Researchers also found questionable uses. One district used supplemental and concentration funding only to make one-time, new purchases for schools. Another district defined “fair” distribution as funneling extra dollars only to the top 10 percent of students most likely to attend college for SAT preparation and tutoring. Researchers said they couldn’t determine if this approach, clearly at odds with the formula’s intent, is prevalent elsewhere.

All districts complained that rising pensions and other costs, declining or static enrollments, and projected flattening of revenues were squeezing the formula’s base revenues. “Thus, as student counts decrease or level off, we found some districts shifting funding they had once directed to targeted groups to cover ongoing expenses instead,” the report said. These included remodeling bathrooms and school security.

As one unnamed district official said, “Technically, like the next year or two out, we are going to get no new base dollars … so we are finding ways of redefining core and calling that supplemental.”

The spending raised questions about the oversight of the county offices of education, which had reviewed and signed off on all of the districts’ LCAPs. “Again this year, we found wide variation” in how county offices “interpreted the spirit and intention” of the funding formula, the report said.

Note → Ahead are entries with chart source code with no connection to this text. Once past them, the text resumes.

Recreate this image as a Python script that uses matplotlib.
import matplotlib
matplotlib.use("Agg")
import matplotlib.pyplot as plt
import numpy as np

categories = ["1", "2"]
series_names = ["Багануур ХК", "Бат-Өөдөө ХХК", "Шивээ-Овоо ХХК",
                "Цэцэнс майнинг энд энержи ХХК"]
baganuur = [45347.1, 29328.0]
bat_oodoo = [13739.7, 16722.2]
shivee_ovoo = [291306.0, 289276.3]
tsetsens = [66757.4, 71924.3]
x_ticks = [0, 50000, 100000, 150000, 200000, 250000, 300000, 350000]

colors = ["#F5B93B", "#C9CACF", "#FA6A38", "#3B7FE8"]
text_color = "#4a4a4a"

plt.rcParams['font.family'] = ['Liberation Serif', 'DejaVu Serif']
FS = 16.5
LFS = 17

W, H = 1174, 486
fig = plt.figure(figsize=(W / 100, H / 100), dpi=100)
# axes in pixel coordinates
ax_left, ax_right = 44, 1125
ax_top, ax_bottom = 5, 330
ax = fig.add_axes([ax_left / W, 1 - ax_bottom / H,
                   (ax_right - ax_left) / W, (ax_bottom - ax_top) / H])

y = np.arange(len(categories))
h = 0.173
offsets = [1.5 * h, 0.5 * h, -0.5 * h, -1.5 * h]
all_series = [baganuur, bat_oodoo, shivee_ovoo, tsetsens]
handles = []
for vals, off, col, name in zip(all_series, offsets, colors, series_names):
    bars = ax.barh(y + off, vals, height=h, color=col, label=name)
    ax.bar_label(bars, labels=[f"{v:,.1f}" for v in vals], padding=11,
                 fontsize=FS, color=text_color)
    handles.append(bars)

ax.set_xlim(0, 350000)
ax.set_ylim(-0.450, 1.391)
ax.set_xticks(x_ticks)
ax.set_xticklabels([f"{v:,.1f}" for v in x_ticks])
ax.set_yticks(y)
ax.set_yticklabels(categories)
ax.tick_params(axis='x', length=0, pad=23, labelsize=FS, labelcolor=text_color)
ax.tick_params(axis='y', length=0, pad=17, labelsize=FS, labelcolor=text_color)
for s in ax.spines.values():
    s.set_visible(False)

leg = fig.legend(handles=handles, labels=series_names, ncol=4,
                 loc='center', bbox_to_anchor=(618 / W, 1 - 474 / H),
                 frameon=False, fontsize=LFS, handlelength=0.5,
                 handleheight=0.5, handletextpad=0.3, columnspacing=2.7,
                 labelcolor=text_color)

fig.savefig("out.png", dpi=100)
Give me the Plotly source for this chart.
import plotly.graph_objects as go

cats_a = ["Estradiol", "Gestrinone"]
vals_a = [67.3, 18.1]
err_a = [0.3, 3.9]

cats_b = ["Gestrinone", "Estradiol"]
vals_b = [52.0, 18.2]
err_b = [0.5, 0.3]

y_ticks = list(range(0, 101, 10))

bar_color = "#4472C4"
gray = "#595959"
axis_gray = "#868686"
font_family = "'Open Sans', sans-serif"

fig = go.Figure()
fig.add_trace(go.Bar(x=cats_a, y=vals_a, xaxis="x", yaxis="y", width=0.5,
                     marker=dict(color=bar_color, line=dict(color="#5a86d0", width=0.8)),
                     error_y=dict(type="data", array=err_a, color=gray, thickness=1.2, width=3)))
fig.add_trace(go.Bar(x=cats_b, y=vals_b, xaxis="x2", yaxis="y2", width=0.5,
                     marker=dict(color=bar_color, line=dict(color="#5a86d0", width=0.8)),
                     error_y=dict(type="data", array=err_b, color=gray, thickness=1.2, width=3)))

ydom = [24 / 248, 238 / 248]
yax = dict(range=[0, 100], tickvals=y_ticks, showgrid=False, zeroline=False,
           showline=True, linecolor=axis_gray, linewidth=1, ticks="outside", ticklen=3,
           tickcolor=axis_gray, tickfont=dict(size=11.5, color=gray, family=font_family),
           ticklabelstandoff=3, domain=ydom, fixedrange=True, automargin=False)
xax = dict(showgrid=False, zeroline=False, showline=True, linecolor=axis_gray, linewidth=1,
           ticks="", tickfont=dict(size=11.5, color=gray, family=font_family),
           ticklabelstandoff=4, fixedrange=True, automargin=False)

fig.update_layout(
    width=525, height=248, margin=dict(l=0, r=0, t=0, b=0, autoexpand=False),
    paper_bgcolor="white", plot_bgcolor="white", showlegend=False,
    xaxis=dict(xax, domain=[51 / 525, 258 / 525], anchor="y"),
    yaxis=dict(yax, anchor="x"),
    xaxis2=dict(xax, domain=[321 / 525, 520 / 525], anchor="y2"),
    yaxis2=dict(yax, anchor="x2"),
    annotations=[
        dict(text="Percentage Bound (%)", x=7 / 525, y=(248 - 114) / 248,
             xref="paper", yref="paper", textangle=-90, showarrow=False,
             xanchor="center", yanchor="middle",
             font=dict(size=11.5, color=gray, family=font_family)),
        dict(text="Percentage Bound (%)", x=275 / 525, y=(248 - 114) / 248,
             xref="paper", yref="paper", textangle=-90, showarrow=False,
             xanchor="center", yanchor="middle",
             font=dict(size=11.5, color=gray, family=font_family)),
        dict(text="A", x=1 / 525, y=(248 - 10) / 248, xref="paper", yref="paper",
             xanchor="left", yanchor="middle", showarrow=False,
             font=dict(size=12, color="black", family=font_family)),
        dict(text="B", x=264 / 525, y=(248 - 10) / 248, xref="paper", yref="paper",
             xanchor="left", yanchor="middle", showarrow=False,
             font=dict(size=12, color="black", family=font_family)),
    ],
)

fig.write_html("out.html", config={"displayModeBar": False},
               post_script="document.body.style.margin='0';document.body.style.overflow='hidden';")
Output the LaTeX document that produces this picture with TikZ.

The report does not recommend ways to make it easier to determine how supplemental and concentration dollars have been spent. However, Koppich said in an interview she opposes Assembly Bill 1321, pushed by dozens of education advocacy groups, that would require districts to track sources of funding and spending at the school level.

Moving forward, the researchers recommend giving districts flexibility to develop alternatives to the state’s LCAP template. By trying to do too much, they concluded, the LCAP has become an impediment to a primary goal of the funding formula: coherent planning.